Leave out the pictures and repeat the data exactly.

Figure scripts
--------------------
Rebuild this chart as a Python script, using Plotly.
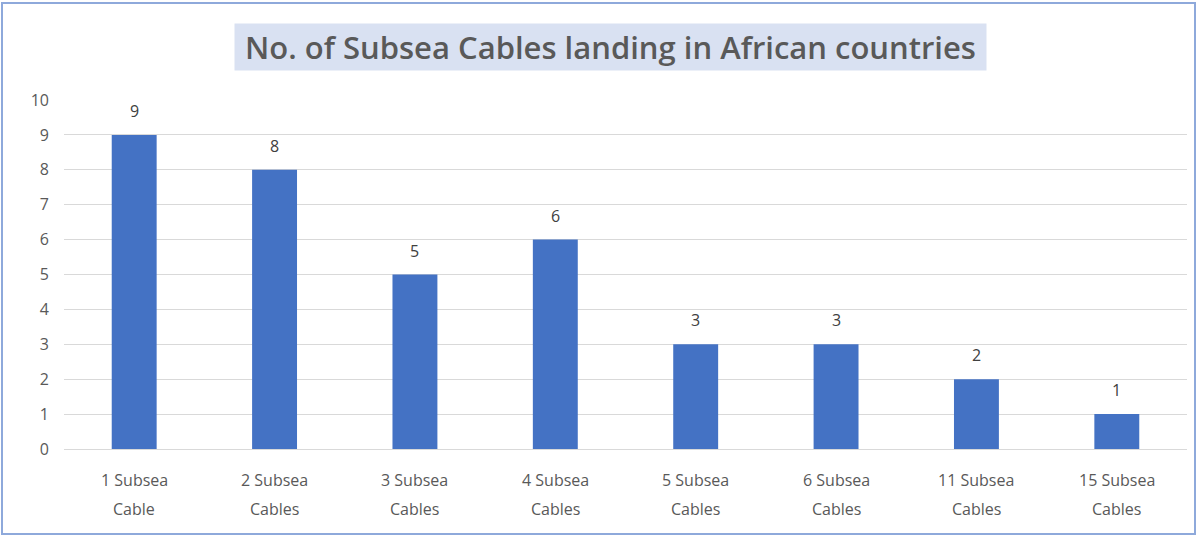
import plotly.graph_objects as go

categories = ["1 Subsea Cable", "2 Subsea Cables", "3 Subsea Cables", "4 Subsea Cables",
              "5 Subsea Cables", "6 Subsea Cables", "11 Subsea Cables", "15 Subsea Cables"]
label_top = ["1 Subsea", "2 Subsea", "3 Subsea", "4 Subsea", "5 Subsea", "6 Subsea", "11 Subsea", "15 Subsea"]
label_bottom = ["Cable", "Cables", "Cables", "Cables", "Cables", "Cables", "Cables", "Cables"]
countries = [9, 8, 5, 6, 3, 3, 2, 1]
y_ticks = list(range(0, 11))

W, H = 1197, 537
L, R, T, B = 64, 10, 100, 88
FONT = "Open Sans"

fig = go.Figure(go.Bar(
    x=categories, y=countries,
    marker=dict(color="#4472C4", line=dict(width=0)),
    width=0.32,
))

annotations = [dict(
    text="&nbsp;No. of Subsea Cables landing in African countries&nbsp;",
    xref="paper", yref="paper", x=(610 - L) / (W - L - R), y=1 + (T - 47) / (H - T - B),
    xanchor="center", yanchor="middle", showarrow=False,
    font=dict(family=FONT, size=31, color="#595959", weight=600),
    bgcolor="#D9E1F2", borderpad=2,
)]

# value labels above each bar
for cat, v in zip(categories, countries):
    annotations.append(dict(x=cat, y=v, xref="x", yref="y", text=str(v), showarrow=False,
                            yshift=24, font=dict(family=FONT, size=16, color="#404040")))

# two-line category labels under the axis
for cat, top, bottom in zip(categories, label_top, label_bottom):
    annotations.append(dict(x=cat, y=0, xref="x", yref="y", text=top, showarrow=False,
                            yshift=-31, font=dict(family=FONT, size=16, color="#595959")))
    annotations.append(dict(x=cat, y=0, xref="x", yref="y", text=bottom, showarrow=False,
                            yshift=-60, font=dict(family=FONT, size=16, color="#595959")))

fig.update_layout(
    width=W, height=H,
    margin=dict(l=L, r=R, t=T, b=B),
    paper_bgcolor="white", plot_bgcolor="white",
    showlegend=False,
    font=dict(family=FONT, color="#595959"),
    xaxis=dict(showgrid=False, showline=True, linecolor="#d9d9d9", linewidth=1,
               showticklabels=False, ticks=""),
    yaxis=dict(range=[0, 10], tickvals=y_ticks, showgrid=True, gridcolor="#d9d9d9",
               gridwidth=1, zeroline=False, showline=False,
               tickfont=dict(family=FONT, size=16, color="#595959"), ticks="", ticklabelstandoff=14),
    annotations=annotations,
    shapes=[dict(type="rect", xref="paper", yref="paper",
                 x0=-(L - 2) / (W - L - R), x1=1 + (R - 2) / (W - L - R),
                 y0=-(B - 3) / (H - T - B), y1=1 + (T - 3) / (H - T - B),
                 line=dict(color="#8EA9DB", width=2), layer="below")],
)

fig.write_html("out.html")
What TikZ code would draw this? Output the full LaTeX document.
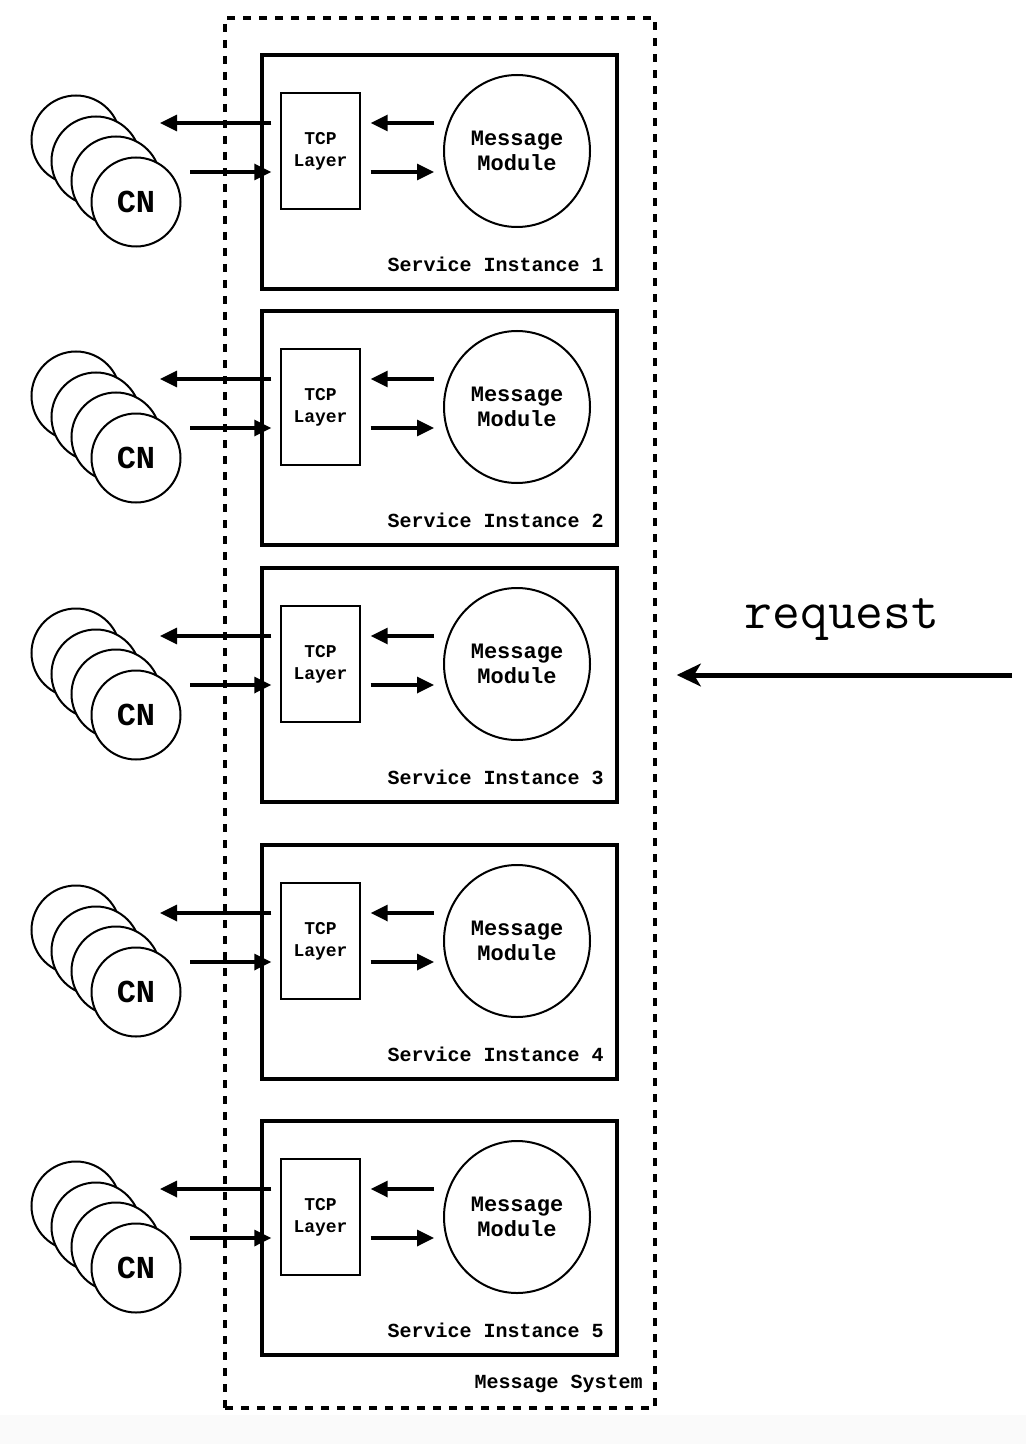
\documentclass[tikz,border=0pt]{standalone}
\usepackage{fontspec}
\setmonofont{Liberation Mono}
\newfontfamily\reqfont{Latin Modern Mono}
\usetikzlibrary{
	positioning,
	shapes.geometric,
	arrows.meta
}

\begin{document}
\begin{tikzpicture}[
		x=0.75pt, y=-0.75pt,
		system/.style={draw, line width=2.6pt, dash pattern=on 6pt off 6pt,
			minimum width=322.5pt, minimum height=1042.5pt},
		instance/.style={draw, line width=2.6pt, minimum width=266.25pt, minimum height=175.5pt},
		tcp/.style={draw, line width=1.1pt, fill=white, minimum width=59.25pt, minimum height=87pt,
			inner sep=0pt, align=center, font=\ttfamily\bfseries\fontsize{13.5}{16.5}\selectfont},
		module/.style={draw, ellipse, line width=1.5pt, fill=white, minimum width=109.5pt,
			minimum height=114pt, inner sep=0pt, align=center,
			font=\ttfamily\bfseries\fontsize{16.5}{18.75}\selectfont},
		cn/.style={draw, circle, line width=1.5pt, fill=white, minimum size=66.75pt, inner sep=0pt,
			font=\ttfamily\bfseries\fontsize{24}{24}\selectfont},
		boxtext/.style={inner sep=0pt, anchor=east, font=\ttfamily\bfseries\fontsize{15}{15}\selectfont},
		flow/.style={line width=2.5pt, -{Triangle[length=12.75pt,width=12pt]}}
	]
	\useasboundingbox (0,0) rectangle (1026,1444);
	\fill[black!2] (0,1415) rectangle (1026,1444);

	% the message system around all instances
	\node[system] (msys) at (440,713) {};
	\node[boxtext] (msyslabel) at (643,1384) {Message System};

	\foreach \i/\top in {1/55, 2/311, 3/568, 4/845, 5/1121} {
		\node[instance] (si\i) at (439.5,\top+117) {};
		\node[boxtext] (silabel\i) at (604,\top+209) {Service Instance \i};
		\node[tcp] (tcp\i) at (320.5,\top+96) {TCP\\Layer};
		\node[module] (module\i) at (517,\top+96) {Message\\Module};

		% stack of client nodes
		\node[cn] (cn\i-1) at (76,\top+85) {};
		\node[cn] (cn\i-2) at (96,\top+106) {};
		\node[cn] (cn\i-3) at (116,\top+126) {};
		\node[cn] (cn\i-4) at (136,\top+147) {CN};

		\coordinate (out\i) at (160,\top+68);
		\coordinate (in\i) at (190,\top+117);

		\draw[flow, shorten <=6.75pt] (tcp\i.west |- out\i) -- (out\i);
		\draw[flow, shorten >=6.75pt] (in\i) -- (tcp\i.west |- in\i);
		\draw[flow, shorten <=6.75pt, shorten >=7.5pt] (module\i.west |- out\i) -- (tcp\i.east |- out\i);
		\draw[flow, shorten <=7.5pt, shorten >=6.75pt] (tcp\i.east |- in\i) -- (module\i.west |- in\i);
	}

	% incoming request
	\node[font=\reqfont\fontsize{40.5}{40.5}\selectfont] (request) at (842,620) {request};
	\coordinate (reqstart) at (1012,675);
	\draw[line width=3.75pt, shorten >=15pt, -{Stealth[length=18pt,width=17pt,inset=5pt]}]
		(reqstart) -- (msys.east |- reqstart);
\end{tikzpicture}
\end{document}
--------------------
- _Output for this exercise_
Rebuild this chart as a Python script, using Plotly.
import plotly.graph_objects as go

categories = ["1 Subsea Cable", "2 Subsea Cables", "3 Subsea Cables", "4 Subsea Cables",
              "5 Subsea Cables", "6 Subsea Cables", "11 Subsea Cables", "15 Subsea Cables"]
label_top = ["1 Subsea", "2 Subsea", "3 Subsea", "4 Subsea", "5 Subsea", "6 Subsea", "11 Subsea", "15 Subsea"]
label_bottom = ["Cable", "Cables", "Cables", "Cables", "Cables", "Cables", "Cables", "Cables"]
countries = [9, 8, 5, 6, 3, 3, 2, 1]
y_ticks = list(range(0, 11))

W, H = 1197, 537
L, R, T, B = 64, 10, 100, 88
FONT = "Open Sans"

fig = go.Figure(go.Bar(
    x=categories, y=countries,
    marker=dict(color="#4472C4", line=dict(width=0)),
    width=0.32,
))

annotations = [dict(
    text="&nbsp;No. of Subsea Cables landing in African countries&nbsp;",
    xref="paper", yref="paper", x=(610 - L) / (W - L - R), y=1 + (T - 47) / (H - T - B),
    xanchor="center", yanchor="middle", showarrow=False,
    font=dict(family=FONT, size=31, color="#595959", weight=600),
    bgcolor="#D9E1F2", borderpad=2,
)]

# value labels above each bar
for cat, v in zip(categories, countries):
    annotations.append(dict(x=cat, y=v, xref="x", yref="y", text=str(v), showarrow=False,
                            yshift=24, font=dict(family=FONT, size=16, color="#404040")))

# two-line category labels under the axis
for cat, top, bottom in zip(categories, label_top, label_bottom):
    annotations.append(dict(x=cat, y=0, xref="x", yref="y", text=top, showarrow=False,
                            yshift=-31, font=dict(family=FONT, size=16, color="#595959")))
    annotations.append(dict(x=cat, y=0, xref="x", yref="y", text=bottom, showarrow=False,
                            yshift=-60, font=dict(family=FONT, size=16, color="#595959")))

fig.update_layout(
    width=W, height=H,
    margin=dict(l=L, r=R, t=T, b=B),
    paper_bgcolor="white", plot_bgcolor="white",
    showlegend=False,
    font=dict(family=FONT, color="#595959"),
    xaxis=dict(showgrid=False, showline=True, linecolor="#d9d9d9", linewidth=1,
               showticklabels=False, ticks=""),
    yaxis=dict(range=[0, 10], tickvals=y_ticks, showgrid=True, gridcolor="#d9d9d9",
               gridwidth=1, zeroline=False, showline=False,
               tickfont=dict(family=FONT, size=16, color="#595959"), ticks="", ticklabelstandoff=14),
    annotations=annotations,
    shapes=[dict(type="rect", xref="paper", yref="paper",
                 x0=-(L - 2) / (W - L - R), x1=1 + (R - 2) / (W - L - R),
                 y0=-(B - 3) / (H - T - B), y1=1 + (T - 3) / (H - T - B),
                 line=dict(color="#8EA9DB", width=2), layer="below")],
)

fig.write_html("out.html")
What TikZ code would draw this? Output the full LaTeX document.
\documentclass[tikz,border=0pt]{standalone}
\usepackage{fontspec}
\setmonofont{Liberation Mono}
\newfontfamily\reqfont{Latin Modern Mono}
\usetikzlibrary{
	positioning,
	shapes.geometric,
	arrows.meta
}

\begin{document}
\begin{tikzpicture}[
		x=0.75pt, y=-0.75pt,
		system/.style={draw, line width=2.6pt, dash pattern=on 6pt off 6pt,
			minimum width=322.5pt, minimum height=1042.5pt},
		instance/.style={draw, line width=2.6pt, minimum width=266.25pt, minimum height=175.5pt},
		tcp/.style={draw, line width=1.1pt, fill=white, minimum width=59.25pt, minimum height=87pt,
			inner sep=0pt, align=center, font=\ttfamily\bfseries\fontsize{13.5}{16.5}\selectfont},
		module/.style={draw, ellipse, line width=1.5pt, fill=white, minimum width=109.5pt,
			minimum height=114pt, inner sep=0pt, align=center,
			font=\ttfamily\bfseries\fontsize{16.5}{18.75}\selectfont},
		cn/.style={draw, circle, line width=1.5pt, fill=white, minimum size=66.75pt, inner sep=0pt,
			font=\ttfamily\bfseries\fontsize{24}{24}\selectfont},
		boxtext/.style={inner sep=0pt, anchor=east, font=\ttfamily\bfseries\fontsize{15}{15}\selectfont},
		flow/.style={line width=2.5pt, -{Triangle[length=12.75pt,width=12pt]}}
	]
	\useasboundingbox (0,0) rectangle (1026,1444);
	\fill[black!2] (0,1415) rectangle (1026,1444);

	% the message system around all instances
	\node[system] (msys) at (440,713) {};
	\node[boxtext] (msyslabel) at (643,1384) {Message System};

	\foreach \i/\top in {1/55, 2/311, 3/568, 4/845, 5/1121} {
		\node[instance] (si\i) at (439.5,\top+117) {};
		\node[boxtext] (silabel\i) at (604,\top+209) {Service Instance \i};
		\node[tcp] (tcp\i) at (320.5,\top+96) {TCP\\Layer};
		\node[module] (module\i) at (517,\top+96) {Message\\Module};

		% stack of client nodes
		\node[cn] (cn\i-1) at (76,\top+85) {};
		\node[cn] (cn\i-2) at (96,\top+106) {};
		\node[cn] (cn\i-3) at (116,\top+126) {};
		\node[cn] (cn\i-4) at (136,\top+147) {CN};

		\coordinate (out\i) at (160,\top+68);
		\coordinate (in\i) at (190,\top+117);

		\draw[flow, shorten <=6.75pt] (tcp\i.west |- out\i) -- (out\i);
		\draw[flow, shorten >=6.75pt] (in\i) -- (tcp\i.west |- in\i);
		\draw[flow, shorten <=6.75pt, shorten >=7.5pt] (module\i.west |- out\i) -- (tcp\i.east |- out\i);
		\draw[flow, shorten <=7.5pt, shorten >=6.75pt] (tcp\i.east |- in\i) -- (module\i.west |- in\i);
	}

	% incoming request
	\node[font=\reqfont\fontsize{40.5}{40.5}\selectfont] (request) at (842,620) {request};
	\coordinate (reqstart) at (1012,675);
	\draw[line width=3.75pt, shorten >=15pt, -{Stealth[length=18pt,width=17pt,inset=5pt]}]
		(reqstart) -- (msys.east |- reqstart);
\end{tikzpicture}
\end{document}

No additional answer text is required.